SHORT EXERCISE: Reproduce the material in full, exactly as written.

STORED RECORDS:

>> start

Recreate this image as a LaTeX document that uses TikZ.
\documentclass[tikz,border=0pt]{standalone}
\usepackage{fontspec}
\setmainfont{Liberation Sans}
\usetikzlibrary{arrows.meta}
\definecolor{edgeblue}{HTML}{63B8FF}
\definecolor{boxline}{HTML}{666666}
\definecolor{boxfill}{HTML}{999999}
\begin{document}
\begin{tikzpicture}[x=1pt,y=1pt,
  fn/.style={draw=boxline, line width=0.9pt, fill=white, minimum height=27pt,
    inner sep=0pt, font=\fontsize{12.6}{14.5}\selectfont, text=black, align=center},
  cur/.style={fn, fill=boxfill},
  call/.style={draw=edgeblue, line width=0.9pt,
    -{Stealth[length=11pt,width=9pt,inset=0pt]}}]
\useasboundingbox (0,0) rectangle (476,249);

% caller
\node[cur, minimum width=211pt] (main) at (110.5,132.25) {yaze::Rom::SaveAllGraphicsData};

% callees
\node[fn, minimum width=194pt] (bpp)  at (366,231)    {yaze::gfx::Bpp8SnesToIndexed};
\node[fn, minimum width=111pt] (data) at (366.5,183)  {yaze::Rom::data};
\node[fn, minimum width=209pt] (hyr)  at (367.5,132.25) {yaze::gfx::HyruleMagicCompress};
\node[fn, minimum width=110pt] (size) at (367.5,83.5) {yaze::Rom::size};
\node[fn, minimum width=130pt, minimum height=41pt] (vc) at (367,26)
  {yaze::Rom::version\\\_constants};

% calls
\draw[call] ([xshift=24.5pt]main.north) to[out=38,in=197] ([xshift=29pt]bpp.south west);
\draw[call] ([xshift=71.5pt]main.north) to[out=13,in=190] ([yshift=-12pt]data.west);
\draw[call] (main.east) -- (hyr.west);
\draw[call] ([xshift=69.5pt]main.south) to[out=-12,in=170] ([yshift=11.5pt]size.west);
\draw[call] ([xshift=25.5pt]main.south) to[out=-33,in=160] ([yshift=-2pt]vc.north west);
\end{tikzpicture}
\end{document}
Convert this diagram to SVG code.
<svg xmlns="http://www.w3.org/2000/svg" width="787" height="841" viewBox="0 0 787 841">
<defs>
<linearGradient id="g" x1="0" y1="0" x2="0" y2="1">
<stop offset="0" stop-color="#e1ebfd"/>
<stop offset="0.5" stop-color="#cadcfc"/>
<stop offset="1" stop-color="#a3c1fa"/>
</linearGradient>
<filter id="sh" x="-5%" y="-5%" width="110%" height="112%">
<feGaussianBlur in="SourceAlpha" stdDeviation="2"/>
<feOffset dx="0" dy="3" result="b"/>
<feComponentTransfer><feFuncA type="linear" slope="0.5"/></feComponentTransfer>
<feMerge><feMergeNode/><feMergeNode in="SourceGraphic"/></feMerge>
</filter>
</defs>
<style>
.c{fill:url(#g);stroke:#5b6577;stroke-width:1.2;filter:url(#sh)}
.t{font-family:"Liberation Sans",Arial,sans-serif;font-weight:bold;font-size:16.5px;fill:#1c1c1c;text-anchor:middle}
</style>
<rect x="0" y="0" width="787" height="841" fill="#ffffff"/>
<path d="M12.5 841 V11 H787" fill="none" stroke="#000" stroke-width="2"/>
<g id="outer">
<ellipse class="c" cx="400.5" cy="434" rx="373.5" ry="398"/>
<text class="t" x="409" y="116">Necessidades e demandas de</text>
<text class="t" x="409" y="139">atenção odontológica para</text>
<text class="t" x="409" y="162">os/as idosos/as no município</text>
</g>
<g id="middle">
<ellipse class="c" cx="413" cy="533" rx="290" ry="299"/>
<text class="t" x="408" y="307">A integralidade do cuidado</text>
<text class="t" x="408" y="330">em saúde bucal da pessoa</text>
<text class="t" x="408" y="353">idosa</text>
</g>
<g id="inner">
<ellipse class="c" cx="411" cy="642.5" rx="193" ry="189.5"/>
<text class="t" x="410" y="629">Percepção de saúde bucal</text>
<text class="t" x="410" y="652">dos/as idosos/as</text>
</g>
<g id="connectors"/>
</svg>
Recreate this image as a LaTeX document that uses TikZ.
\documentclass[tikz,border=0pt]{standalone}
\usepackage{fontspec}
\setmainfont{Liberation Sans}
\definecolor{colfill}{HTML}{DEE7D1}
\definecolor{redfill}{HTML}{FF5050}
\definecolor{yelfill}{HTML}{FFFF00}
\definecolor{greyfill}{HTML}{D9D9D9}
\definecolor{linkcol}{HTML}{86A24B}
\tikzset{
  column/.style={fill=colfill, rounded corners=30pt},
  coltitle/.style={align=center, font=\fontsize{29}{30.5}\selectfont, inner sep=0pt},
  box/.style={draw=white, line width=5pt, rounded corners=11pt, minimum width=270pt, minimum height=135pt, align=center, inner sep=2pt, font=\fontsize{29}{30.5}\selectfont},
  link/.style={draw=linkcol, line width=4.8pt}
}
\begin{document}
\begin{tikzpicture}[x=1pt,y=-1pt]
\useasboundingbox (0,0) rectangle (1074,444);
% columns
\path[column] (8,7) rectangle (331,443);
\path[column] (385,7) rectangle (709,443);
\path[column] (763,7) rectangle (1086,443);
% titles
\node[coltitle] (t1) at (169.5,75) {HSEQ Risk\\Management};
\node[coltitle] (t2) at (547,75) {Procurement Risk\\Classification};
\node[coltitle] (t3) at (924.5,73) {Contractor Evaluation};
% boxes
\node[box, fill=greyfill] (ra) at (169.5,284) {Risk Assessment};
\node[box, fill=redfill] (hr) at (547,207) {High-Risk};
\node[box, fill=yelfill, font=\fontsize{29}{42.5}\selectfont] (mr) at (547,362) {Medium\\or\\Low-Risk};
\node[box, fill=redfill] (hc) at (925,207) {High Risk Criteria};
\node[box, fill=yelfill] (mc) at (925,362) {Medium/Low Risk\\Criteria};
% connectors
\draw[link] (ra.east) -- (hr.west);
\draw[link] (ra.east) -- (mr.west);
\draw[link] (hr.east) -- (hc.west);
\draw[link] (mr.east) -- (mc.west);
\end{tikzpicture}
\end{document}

>> end

EXERCISE RESULT:
Recreate this image as a LaTeX document that uses TikZ.
\documentclass[tikz,border=0pt]{standalone}
\usepackage{fontspec}
\setmainfont{Liberation Sans}
\usetikzlibrary{arrows.meta}
\definecolor{edgeblue}{HTML}{63B8FF}
\definecolor{boxline}{HTML}{666666}
\definecolor{boxfill}{HTML}{999999}
\begin{document}
\begin{tikzpicture}[x=1pt,y=1pt,
  fn/.style={draw=boxline, line width=0.9pt, fill=white, minimum height=27pt,
    inner sep=0pt, font=\fontsize{12.6}{14.5}\selectfont, text=black, align=center},
  cur/.style={fn, fill=boxfill},
  call/.style={draw=edgeblue, line width=0.9pt,
    -{Stealth[length=11pt,width=9pt,inset=0pt]}}]
\useasboundingbox (0,0) rectangle (476,249);

% caller
\node[cur, minimum width=211pt] (main) at (110.5,132.25) {yaze::Rom::SaveAllGraphicsData};

% callees
\node[fn, minimum width=194pt] (bpp)  at (366,231)    {yaze::gfx::Bpp8SnesToIndexed};
\node[fn, minimum width=111pt] (data) at (366.5,183)  {yaze::Rom::data};
\node[fn, minimum width=209pt] (hyr)  at (367.5,132.25) {yaze::gfx::HyruleMagicCompress};
\node[fn, minimum width=110pt] (size) at (367.5,83.5) {yaze::Rom::size};
\node[fn, minimum width=130pt, minimum height=41pt] (vc) at (367,26)
  {yaze::Rom::version\\\_constants};

% calls
\draw[call] ([xshift=24.5pt]main.north) to[out=38,in=197] ([xshift=29pt]bpp.south west);
\draw[call] ([xshift=71.5pt]main.north) to[out=13,in=190] ([yshift=-12pt]data.west);
\draw[call] (main.east) -- (hyr.west);
\draw[call] ([xshift=69.5pt]main.south) to[out=-12,in=170] ([yshift=11.5pt]size.west);
\draw[call] ([xshift=25.5pt]main.south) to[out=-33,in=160] ([yshift=-2pt]vc.north west);
\end{tikzpicture}
\end{document}
Convert this diagram to SVG code.
<svg xmlns="http://www.w3.org/2000/svg" width="787" height="841" viewBox="0 0 787 841">
<defs>
<linearGradient id="g" x1="0" y1="0" x2="0" y2="1">
<stop offset="0" stop-color="#e1ebfd"/>
<stop offset="0.5" stop-color="#cadcfc"/>
<stop offset="1" stop-color="#a3c1fa"/>
</linearGradient>
<filter id="sh" x="-5%" y="-5%" width="110%" height="112%">
<feGaussianBlur in="SourceAlpha" stdDeviation="2"/>
<feOffset dx="0" dy="3" result="b"/>
<feComponentTransfer><feFuncA type="linear" slope="0.5"/></feComponentTransfer>
<feMerge><feMergeNode/><feMergeNode in="SourceGraphic"/></feMerge>
</filter>
</defs>
<style>
.c{fill:url(#g);stroke:#5b6577;stroke-width:1.2;filter:url(#sh)}
.t{font-family:"Liberation Sans",Arial,sans-serif;font-weight:bold;font-size:16.5px;fill:#1c1c1c;text-anchor:middle}
</style>
<rect x="0" y="0" width="787" height="841" fill="#ffffff"/>
<path d="M12.5 841 V11 H787" fill="none" stroke="#000" stroke-width="2"/>
<g id="outer">
<ellipse class="c" cx="400.5" cy="434" rx="373.5" ry="398"/>
<text class="t" x="409" y="116">Necessidades e demandas de</text>
<text class="t" x="409" y="139">atenção odontológica para</text>
<text class="t" x="409" y="162">os/as idosos/as no município</text>
</g>
<g id="middle">
<ellipse class="c" cx="413" cy="533" rx="290" ry="299"/>
<text class="t" x="408" y="307">A integralidade do cuidado</text>
<text class="t" x="408" y="330">em saúde bucal da pessoa</text>
<text class="t" x="408" y="353">idosa</text>
</g>
<g id="inner">
<ellipse class="c" cx="411" cy="642.5" rx="193" ry="189.5"/>
<text class="t" x="410" y="629">Percepção de saúde bucal</text>
<text class="t" x="410" y="652">dos/as idosos/as</text>
</g>
<g id="connectors"/>
</svg>
Recreate this image as a LaTeX document that uses TikZ.
\documentclass[tikz,border=0pt]{standalone}
\usepackage{fontspec}
\setmainfont{Liberation Sans}
\definecolor{colfill}{HTML}{DEE7D1}
\definecolor{redfill}{HTML}{FF5050}
\definecolor{yelfill}{HTML}{FFFF00}
\definecolor{greyfill}{HTML}{D9D9D9}
\definecolor{linkcol}{HTML}{86A24B}
\tikzset{
  column/.style={fill=colfill, rounded corners=30pt},
  coltitle/.style={align=center, font=\fontsize{29}{30.5}\selectfont, inner sep=0pt},
  box/.style={draw=white, line width=5pt, rounded corners=11pt, minimum width=270pt, minimum height=135pt, align=center, inner sep=2pt, font=\fontsize{29}{30.5}\selectfont},
  link/.style={draw=linkcol, line width=4.8pt}
}
\begin{document}
\begin{tikzpicture}[x=1pt,y=-1pt]
\useasboundingbox (0,0) rectangle (1074,444);
% columns
\path[column] (8,7) rectangle (331,443);
\path[column] (385,7) rectangle (709,443);
\path[column] (763,7) rectangle (1086,443);
% titles
\node[coltitle] (t1) at (169.5,75) {HSEQ Risk\\Management};
\node[coltitle] (t2) at (547,75) {Procurement Risk\\Classification};
\node[coltitle] (t3) at (924.5,73) {Contractor Evaluation};
% boxes
\node[box, fill=greyfill] (ra) at (169.5,284) {Risk Assessment};
\node[box, fill=redfill] (hr) at (547,207) {High-Risk};
\node[box, fill=yelfill, font=\fontsize{29}{42.5}\selectfont] (mr) at (547,362) {Medium\\or\\Low-Risk};
\node[box, fill=redfill] (hc) at (925,207) {High Risk Criteria};
\node[box, fill=yelfill] (mc) at (925,362) {Medium/Low Risk\\Criteria};
% connectors
\draw[link] (ra.east) -- (hr.west);
\draw[link] (ra.east) -- (mr.west);
\draw[link] (hr.east) -- (hc.west);
\draw[link] (mr.east) -- (mc.west);
\end{tikzpicture}
\end{document}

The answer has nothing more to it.